— What you should do —
Return the material exactly as supplied, apart from the pictures, which are omitted.

*** Stored data

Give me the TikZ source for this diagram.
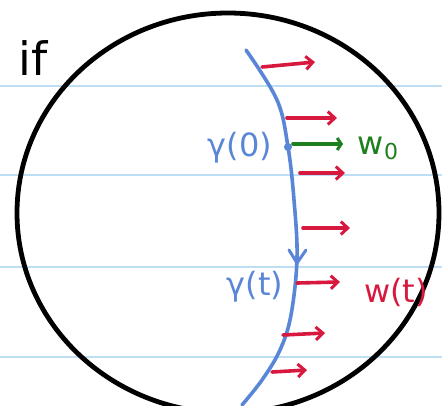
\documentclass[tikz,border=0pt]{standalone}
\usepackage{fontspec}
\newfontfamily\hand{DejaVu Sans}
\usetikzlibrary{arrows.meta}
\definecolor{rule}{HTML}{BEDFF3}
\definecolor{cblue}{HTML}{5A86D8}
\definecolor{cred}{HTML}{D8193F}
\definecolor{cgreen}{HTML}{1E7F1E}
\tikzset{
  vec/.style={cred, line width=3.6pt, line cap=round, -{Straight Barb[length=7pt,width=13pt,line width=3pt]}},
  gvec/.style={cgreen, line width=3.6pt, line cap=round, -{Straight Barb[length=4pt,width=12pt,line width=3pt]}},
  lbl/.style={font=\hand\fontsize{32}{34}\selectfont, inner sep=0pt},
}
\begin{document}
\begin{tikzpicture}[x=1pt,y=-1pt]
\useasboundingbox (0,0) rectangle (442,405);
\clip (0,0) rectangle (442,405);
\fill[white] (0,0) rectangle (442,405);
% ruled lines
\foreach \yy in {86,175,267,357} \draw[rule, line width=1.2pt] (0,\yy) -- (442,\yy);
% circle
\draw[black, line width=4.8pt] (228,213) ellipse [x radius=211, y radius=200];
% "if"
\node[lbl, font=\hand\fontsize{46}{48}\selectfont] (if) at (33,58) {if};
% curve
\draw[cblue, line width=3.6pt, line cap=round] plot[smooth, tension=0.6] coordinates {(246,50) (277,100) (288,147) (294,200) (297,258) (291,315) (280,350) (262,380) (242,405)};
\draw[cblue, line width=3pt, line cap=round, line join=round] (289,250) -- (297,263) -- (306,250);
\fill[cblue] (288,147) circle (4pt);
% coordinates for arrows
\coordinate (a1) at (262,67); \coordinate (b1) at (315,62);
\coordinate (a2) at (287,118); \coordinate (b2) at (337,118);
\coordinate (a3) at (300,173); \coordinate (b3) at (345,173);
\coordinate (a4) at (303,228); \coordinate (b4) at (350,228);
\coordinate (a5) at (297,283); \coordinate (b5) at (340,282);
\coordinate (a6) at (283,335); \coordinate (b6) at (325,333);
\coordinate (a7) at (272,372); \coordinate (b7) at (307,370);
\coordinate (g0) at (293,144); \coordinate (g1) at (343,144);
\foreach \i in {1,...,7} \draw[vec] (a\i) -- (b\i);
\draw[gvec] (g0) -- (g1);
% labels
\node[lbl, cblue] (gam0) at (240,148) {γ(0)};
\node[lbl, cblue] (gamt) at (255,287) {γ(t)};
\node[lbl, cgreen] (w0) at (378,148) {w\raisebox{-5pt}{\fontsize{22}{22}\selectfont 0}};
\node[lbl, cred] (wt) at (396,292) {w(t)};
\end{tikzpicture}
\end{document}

******

— Answer in full —
Give me the TikZ source for this diagram.
\documentclass[tikz,border=0pt]{standalone}
\usepackage{fontspec}
\newfontfamily\hand{DejaVu Sans}
\usetikzlibrary{arrows.meta}
\definecolor{rule}{HTML}{BEDFF3}
\definecolor{cblue}{HTML}{5A86D8}
\definecolor{cred}{HTML}{D8193F}
\definecolor{cgreen}{HTML}{1E7F1E}
\tikzset{
  vec/.style={cred, line width=3.6pt, line cap=round, -{Straight Barb[length=7pt,width=13pt,line width=3pt]}},
  gvec/.style={cgreen, line width=3.6pt, line cap=round, -{Straight Barb[length=4pt,width=12pt,line width=3pt]}},
  lbl/.style={font=\hand\fontsize{32}{34}\selectfont, inner sep=0pt},
}
\begin{document}
\begin{tikzpicture}[x=1pt,y=-1pt]
\useasboundingbox (0,0) rectangle (442,405);
\clip (0,0) rectangle (442,405);
\fill[white] (0,0) rectangle (442,405);
% ruled lines
\foreach \yy in {86,175,267,357} \draw[rule, line width=1.2pt] (0,\yy) -- (442,\yy);
% circle
\draw[black, line width=4.8pt] (228,213) ellipse [x radius=211, y radius=200];
% "if"
\node[lbl, font=\hand\fontsize{46}{48}\selectfont] (if) at (33,58) {if};
% curve
\draw[cblue, line width=3.6pt, line cap=round] plot[smooth, tension=0.6] coordinates {(246,50) (277,100) (288,147) (294,200) (297,258) (291,315) (280,350) (262,380) (242,405)};
\draw[cblue, line width=3pt, line cap=round, line join=round] (289,250) -- (297,263) -- (306,250);
\fill[cblue] (288,147) circle (4pt);
% coordinates for arrows
\coordinate (a1) at (262,67); \coordinate (b1) at (315,62);
\coordinate (a2) at (287,118); \coordinate (b2) at (337,118);
\coordinate (a3) at (300,173); \coordinate (b3) at (345,173);
\coordinate (a4) at (303,228); \coordinate (b4) at (350,228);
\coordinate (a5) at (297,283); \coordinate (b5) at (340,282);
\coordinate (a6) at (283,335); \coordinate (b6) at (325,333);
\coordinate (a7) at (272,372); \coordinate (b7) at (307,370);
\coordinate (g0) at (293,144); \coordinate (g1) at (343,144);
\foreach \i in {1,...,7} \draw[vec] (a\i) -- (b\i);
\draw[gvec] (g0) -- (g1);
% labels
\node[lbl, cblue] (gam0) at (240,148) {γ(0)};
\node[lbl, cblue] (gamt) at (255,287) {γ(t)};
\node[lbl, cgreen] (w0) at (378,148) {w\raisebox{-5pt}{\fontsize{22}{22}\selectfont 0}};
\node[lbl, cred] (wt) at (396,292) {w(t)};
\end{tikzpicture}
\end{document}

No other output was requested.